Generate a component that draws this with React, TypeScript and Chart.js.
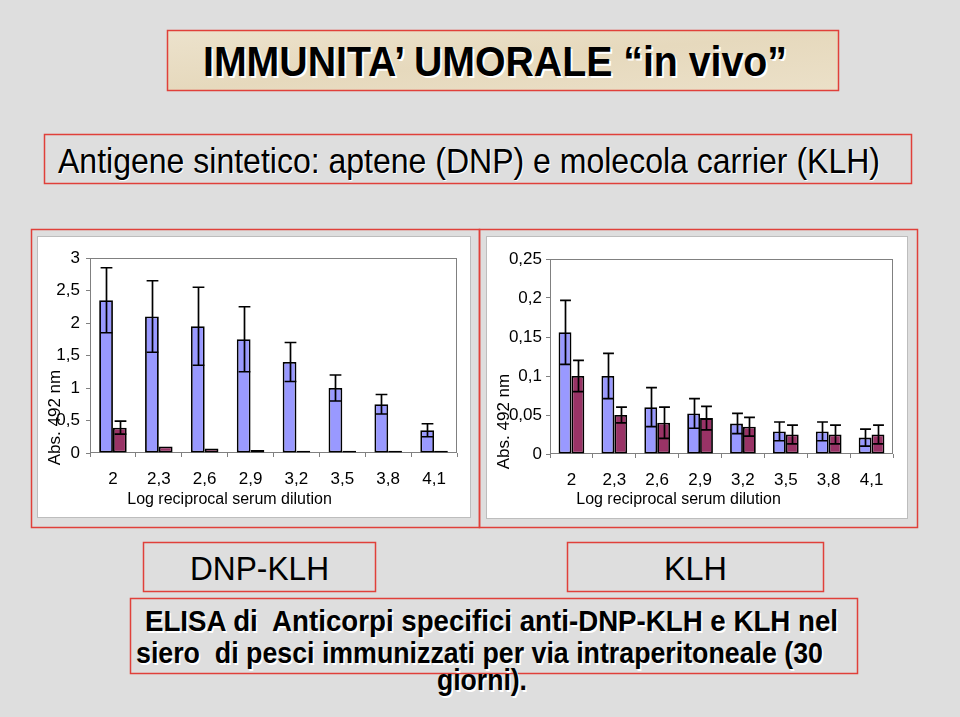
import React, { useEffect, useRef } from 'react';
import { Chart, registerables } from 'chart.js';

Chart.register(...registerables);

// ---- Data ----
const categories = ['2', '2,3', '2,6', '2,9', '3,2', '3,5', '3,8', '4,1'];

// DNP-KLH panel
const dnpBlue = [2.35, 2.1, 1.95, 1.75, 1.4, 1.0, 0.75, 0.35];
const dnpBlueErr = [0.5, 0.55, 0.6, 0.5, 0.3, 0.2, 0.15, 0.1];
const dnpRed = [0.39, 0.1, 0.07, 0.045, 0.035, 0.035, 0.035, 0.035];
const dnpRedErr = [0.1, 0, 0, 0, 0, 0, 0, 0];
const dnpYMax = 3;
const dnpYStep = 0.5;

// KLH panel
const klhBlue = [0.156, 0.1, 0.06, 0.052, 0.039, 0.029, 0.029, 0.021];
const klhBlueErr = [0.041, 0.029, 0.025, 0.019, 0.013, 0.012, 0.012, 0.011];
const klhRed = [0.1, 0.05, 0.04, 0.046, 0.035, 0.025, 0.025, 0.025];
const klhRedErr = [0.02, 0.01, 0.02, 0.015, 0.012, 0.012, 0.012, 0.012];
const klhYMax = 0.25;
const klhYStep = 0.05;

const xTitle = 'Log reciprocal serum dilution';
const yTitle = 'Abs. 492 nm';

const BLUE = '#9999ff';
const RED = '#993366';
const FONT = "'Liberation Sans', Arial, sans-serif";

const fmt = (v: number) => String(Number(v.toFixed(4))).replace('.', ',');

const errorBarPlugin = {
  id: 'errorBars',
  afterDatasetsDraw(chart: any) {
    const ctx = chart.ctx;
    const ys = chart.scales.y;
    chart.data.datasets.forEach((ds: any, i: number) => {
      const errs = ds.errors as number[] | undefined;
      if (!errs) return;
      const meta = chart.getDatasetMeta(i);
      meta.data.forEach((bar: any, j: number) => {
        const e = errs[j];
        if (!e) return;
        const v = ds.data[j] as number;
        const x = Math.round(bar.x) + 0.5;
        const hw = bar.width / 2 - 1;
        const yt = ys.getPixelForValue(v + e);
        const yb = ys.getPixelForValue(v - e);
        ctx.save();
        ctx.strokeStyle = '#000';
        ctx.lineWidth = 1.7;
        ctx.beginPath();
        ctx.moveTo(x, yt);
        ctx.lineTo(x, yb);
        ctx.moveTo(x - hw, yt);
        ctx.lineTo(x + hw, yt);
        ctx.moveTo(x - hw, yb);
        ctx.lineTo(x + hw, yb);
        ctx.stroke();
        ctx.restore();
      });
    });
  },
};

const framePlugin = {
  id: 'frame',
  beforeDatasetsDraw(chart: any) {
    const { ctx, chartArea: a } = chart;
    ctx.save();
    ctx.strokeStyle = '#808080';
    ctx.lineWidth = 1;
    const l = Math.round(a.left) + 0.5;
    const t = Math.round(a.top) + 0.5;
    const r = Math.round(a.right) - 0.5;
    const b = Math.round(a.bottom) - 0.5;
    ctx.strokeRect(l, t, r - l, b - t);
    ctx.restore();
  },
  afterDraw(chart: any, _args: any, opts: any) {
    const { ctx, chartArea: a } = chart;
    ctx.save();
    ctx.fillStyle = '#000';
    ctx.textAlign = 'center';
    ctx.textBaseline = 'alphabetic';
    ctx.font = `16px ${FONT}`;
    const cx = (a.left + a.right) / 2 + (opts.xOffset || 0);
    ctx.fillText(opts.xText || '', cx, opts.xBaseline || 0);
    ctx.font = `17px ${FONT}`;
    ctx.translate(opts.yX || 0, (a.top + a.bottom) / 2 + (opts.yOffset || 0));
    ctx.rotate(-Math.PI / 2);
    ctx.textBaseline = 'middle';
    ctx.fillText(opts.yText || '', 0, 0);
    ctx.restore();
  },
};

type PanelProps = {
  width: number;
  height: number;
  blue: number[];
  blueErr: number[];
  red: number[];
  redErr: number[];
  yMax: number;
  yStep: number;
  yAxisWidth: number;
  padTop: number;
  padRight: number;
  labelPad: number;
  titleOpts: any;
};

function Panel(p: PanelProps) {
  const ref = useRef<HTMLCanvasElement | null>(null);
  useEffect(() => {
    if (!ref.current) return;
    const chart = new Chart(ref.current, {
      type: 'bar',
      data: {
        labels: categories,
        datasets: [
          {
            data: p.blue,
            errors: p.blueErr,
            backgroundColor: BLUE,
            borderColor: '#000',
            borderWidth: 1.8,
            borderSkipped: false,
            categoryPercentage: 0.6,
            barPercentage: 1,
          } as any,
          {
            data: p.red,
            errors: p.redErr,
            backgroundColor: RED,
            borderColor: '#000',
            borderWidth: 1.8,
            borderSkipped: false,
            categoryPercentage: 0.6,
            barPercentage: 1,
          } as any,
        ],
      },
      options: {
        animation: false,
        responsive: false,
        events: [],
        layout: { padding: { top: p.padTop, right: p.padRight, left: 0, bottom: 0 } },
        plugins: {
          legend: { display: false },
          tooltip: { enabled: false },
          frame: p.titleOpts,
        } as any,
        scales: {
          x: {
            afterFit: (s: any) => {
              s.height = 64;
            },
            grid: {
              display: true,
              offset: true,
              drawOnChartArea: false,
              drawTicks: true,
              tickLength: 4,
              color: '#808080',
            },
            border: { display: false },
            ticks: {
              color: '#000',
              font: { family: FONT, size: 17 },
              padding: 12,
              maxRotation: 0,
              autoSkip: false,
            },
          },
          y: {
            min: 0,
            max: p.yMax,
            afterFit: (s: any) => {
              s.width = p.yAxisWidth;
            },
            grid: {
              display: true,
              drawOnChartArea: false,
              drawTicks: true,
              tickLength: 4,
              color: '#808080',
            },
            border: { display: false },
            ticks: {
              stepSize: p.yStep,
              color: '#000',
              font: { family: FONT, size: 17 },
              padding: p.labelPad,
              callback: (v: any) => fmt(Number(v)),
            },
          },
        },
      },
      plugins: [framePlugin, errorBarPlugin],
    });
    return () => chart.destroy();
  }, []);
  return <canvas ref={ref} width={p.width} height={p.height} style={{ display: 'block' }} />;
}

const RED_LINE = '#e0403a';

export default function App() {
  const txt = { fontFamily: FONT, whiteSpace: 'pre' as const };
  return (
    <div
      style={{
        position: 'fixed',
        left: 0,
        top: 0,
        width: 960,
        height: 717,
        background: '#dedede',
        overflow: 'hidden',
      }}
    >
      <svg width={960} height={717} style={{ position: 'absolute', left: 0, top: 0 }}>
        <defs>
          <linearGradient id="parch" x1="0" y1="0" x2="1" y2="1">
            <stop offset="0" stopColor="#ece2cc" />
            <stop offset="0.5" stopColor="#e6d9bd" />
            <stop offset="1" stopColor="#ebe0c8" />
          </linearGradient>
        </defs>
        {/* Title */}
        <rect x={167.5} y={30.5} width={671} height={60} fill="url(#parch)" stroke={RED_LINE} strokeWidth={1.5} />
        <text x={205} y={78} fontSize={42} fontWeight="bold" fill="#fff" textLength={584} lengthAdjust="spacingAndGlyphs" style={txt}>
          {'IMMUNITA’ UMORALE “in vivo”'}
        </text>
        <text x={203} y={76} fontSize={42} fontWeight="bold" fill="#000" textLength={584} lengthAdjust="spacingAndGlyphs" style={txt}>
          {'IMMUNITA’ UMORALE “in vivo”'}
        </text>
        {/* Subtitle */}
        <rect x={44.5} y={134.5} width={867} height={49} fill="none" stroke={RED_LINE} strokeWidth={1.5} />
        <text x={59} y={174} fontSize={35} fill="#fff" textLength={822} lengthAdjust="spacingAndGlyphs" style={txt}>
          Antigene sintetico: aptene (DNP) e molecola carrier (KLH)
        </text>
        <text x={58} y={173} fontSize={35} fill="#000" textLength={822} lengthAdjust="spacingAndGlyphs" style={txt}>
          Antigene sintetico: aptene (DNP) e molecola carrier (KLH)
        </text>
        {/* Chart frames */}
        <rect x={31.5} y={229.5} width={448} height={298} fill="none" stroke={RED_LINE} strokeWidth={1.5} />
        <rect x={479.5} y={229.5} width={438} height={298} fill="none" stroke={RED_LINE} strokeWidth={1.5} />
        <rect x={37.5} y={236.5} width={433} height={281} fill="#fff" stroke="#bdbdbd" strokeWidth={1} />
        <rect x={486.5} y={236.5} width={421} height={282} fill="#fff" stroke="#bdbdbd" strokeWidth={1} />
        {/* Panel labels */}
        <rect x={143.5} y={542.5} width={232} height={49} fill="none" stroke={RED_LINE} strokeWidth={1.5} />
        <text x={190} y={580} fontSize={33} fill="#000" textLength={139} lengthAdjust="spacingAndGlyphs" style={txt}>
          DNP-KLH
        </text>
        <rect x={567.5} y={542.5} width={256} height={49} fill="none" stroke={RED_LINE} strokeWidth={1.5} />
        <text x={664} y={580} fontSize={33} fill="#000" textLength={63} lengthAdjust="spacingAndGlyphs" style={txt}>
          KLH
        </text>
        {/* Caption */}
        <rect x={130.5} y={598.5} width={727} height={75} fill="none" stroke={RED_LINE} strokeWidth={1.5} />
        {[
          { t: 'ELISA di  Anticorpi specifici anti-DNP-KLH e KLH nel', x: 145, y: 631, w: 693 },
          { t: 'siero  di pesci immunizzati per via intraperitoneale (30', x: 136, y: 663, w: 687 },
          { t: 'giorni).', x: 437, y: 690, w: 90 },
        ].map((l, i) => (
          <g key={i}>
            <text x={l.x + 1.5} y={l.y + 1.5} fontSize={30} fontWeight="bold" fill="#fff" textLength={l.w} lengthAdjust="spacingAndGlyphs" style={txt}>
              {l.t}
            </text>
            <text x={l.x} y={l.y} fontSize={30} fontWeight="bold" fill="#000" textLength={l.w} lengthAdjust="spacingAndGlyphs" style={txt}>
              {l.t}
            </text>
          </g>
        ))}
      </svg>
      <div style={{ position: 'absolute', left: 38, top: 237 }}>
        <Panel
          width={432}
          height={280}
          blue={dnpBlue}
          blueErr={dnpBlueErr}
          red={dnpRed}
          redErr={dnpRedErr}
          yMax={dnpYMax}
          yStep={dnpYStep}
          yAxisWidth={52}
          padTop={21}
          padRight={13}
          labelPad={6}
          titleOpts={{ xText: xTitle, yText: yTitle, xOffset: -44, xBaseline: 267, yX: 17, yOffset: 62 }}
        />
      </div>
      <div style={{ position: 'absolute', left: 487, top: 237 }}>
        <Panel
          width={420}
          height={281}
          blue={klhBlue}
          blueErr={klhBlueErr}
          red={klhRed}
          redErr={klhRedErr}
          yMax={klhYMax}
          yStep={klhYStep}
          yAxisWidth={63}
          padTop={22}
          padRight={14}
          labelPad={4}
          titleOpts={{ xText: xTitle, yText: yTitle, xOffset: -43, xBaseline: 267, yX: 17, yOffset: 65 }}
        />
      </div>
    </div>
  );
}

----

== Written task ==
The lines from the top of the data above through the one holding "const fmt = (v: number)" are to be repeated exactly, and only those, with no pictures.

== Full solution ==
Generate a component that draws this with React, TypeScript and Chart.js.
import React, { useEffect, useRef } from 'react';
import { Chart, registerables } from 'chart.js';

Chart.register(...registerables);

// ---- Data ----
const categories = ['2', '2,3', '2,6', '2,9', '3,2', '3,5', '3,8', '4,1'];

// DNP-KLH panel
const dnpBlue = [2.35, 2.1, 1.95, 1.75, 1.4, 1.0, 0.75, 0.35];
const dnpBlueErr = [0.5, 0.55, 0.6, 0.5, 0.3, 0.2, 0.15, 0.1];
const dnpRed = [0.39, 0.1, 0.07, 0.045, 0.035, 0.035, 0.035, 0.035];
const dnpRedErr = [0.1, 0, 0, 0, 0, 0, 0, 0];
const dnpYMax = 3;
const dnpYStep = 0.5;

// KLH panel
const klhBlue = [0.156, 0.1, 0.06, 0.052, 0.039, 0.029, 0.029, 0.021];
const klhBlueErr = [0.041, 0.029, 0.025, 0.019, 0.013, 0.012, 0.012, 0.011];
const klhRed = [0.1, 0.05, 0.04, 0.046, 0.035, 0.025, 0.025, 0.025];
const klhRedErr = [0.02, 0.01, 0.02, 0.015, 0.012, 0.012, 0.012, 0.012];
const klhYMax = 0.25;
const klhYStep = 0.05;

const xTitle = 'Log reciprocal serum dilution';
const yTitle = 'Abs. 492 nm';

const BLUE = '#9999ff';
const RED = '#993366';
const FONT = "'Liberation Sans', Arial, sans-serif";

const fmt = (v: number) => String(Number(v.toFixed(4))).replace('.', ',');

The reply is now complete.